A l’aide de multiples entretiens, on identifie ces compétences.

Comment se passe concrètement l’accompagnement et la mise en relation du sportif avec les startups ?

Ils sont suivis et accompagnés. On reçoit le sportif, il passe des entretiens, des tests de personnalité, on les aide à se préparer pour l’entretien, on les met dans de bonnes conditions, on les met en contact avec l’entreprise, mais ensuite c’est à eux de faire leurs preuves : comme sur un terrain ! On les entraine mais c’est à eux de jouer ensuite.

Tu aurais un dernier message à faire passer aux anciens sportifs qui nous lisent ?

Déjà il faut qu’ils se rendent compte des qualités qu’ils ont développé tout au long de leur carrière. Il ne faut pas avoir peur et se dire « je n’y connais rien, c’est de la tech ». Un peu sportif peut s’adapter à énormément d’endroits.

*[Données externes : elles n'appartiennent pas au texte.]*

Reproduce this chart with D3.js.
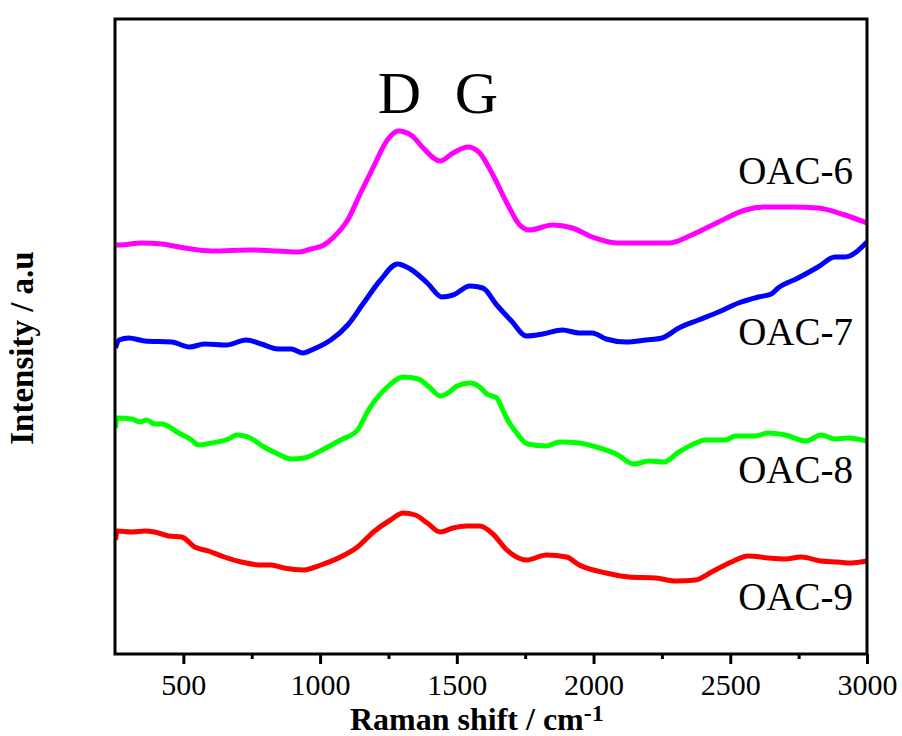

Il faut aussi considérer qu’une mission dans un travail c’est une compétition, c’est un objectif, c’est un match. On se prépare, on s’entraîne, et nos qualités peuvent faire basculer les choses. Si ça ne fonctionne pas ce n’est pas grave, il faut être résilient, ouvert d’esprit et repartir.

Le sportif devra intégrer les codes de l’entreprise : on ne parle pas à ses collègues comme on parle à ses coéquipiers. Mais si le joueur est éveillé, de très belles carrières peuvent s’ouvrir à lui.

Après il y a une chose dont il faut être conscient : Les émotions que nous vivons en carrière on ne les retrouve pas. Ce n’est pas le même niveau d’émotion mais ce n’est pas grave. Ces années de sportifs ce sont des anomalies dans une vie normale. En revanche on peut prendre beaucoup de plaisir dans une boîte, c’est gratifiant de voir ce que l’on peut accomplir.

Pour finir, n’oublions pas que nous sommes entre deux Jeux Olympiques et Paralympiques avec en point d’orgue les JO 2024 en France. Les sportifs vont être valorisés. C’est maintenant qu’il faut faire changer la vision et les mentalités sur les sportifs. J’espère que dans 3 ans nous aurons des exemples d’anciens sportifs qui sont passés par des startups, qui ont développé leur propre entreprise, qui embaucheront eux même à leur tour des anciens sportifs. Ça peut être de belles histoires à raconter.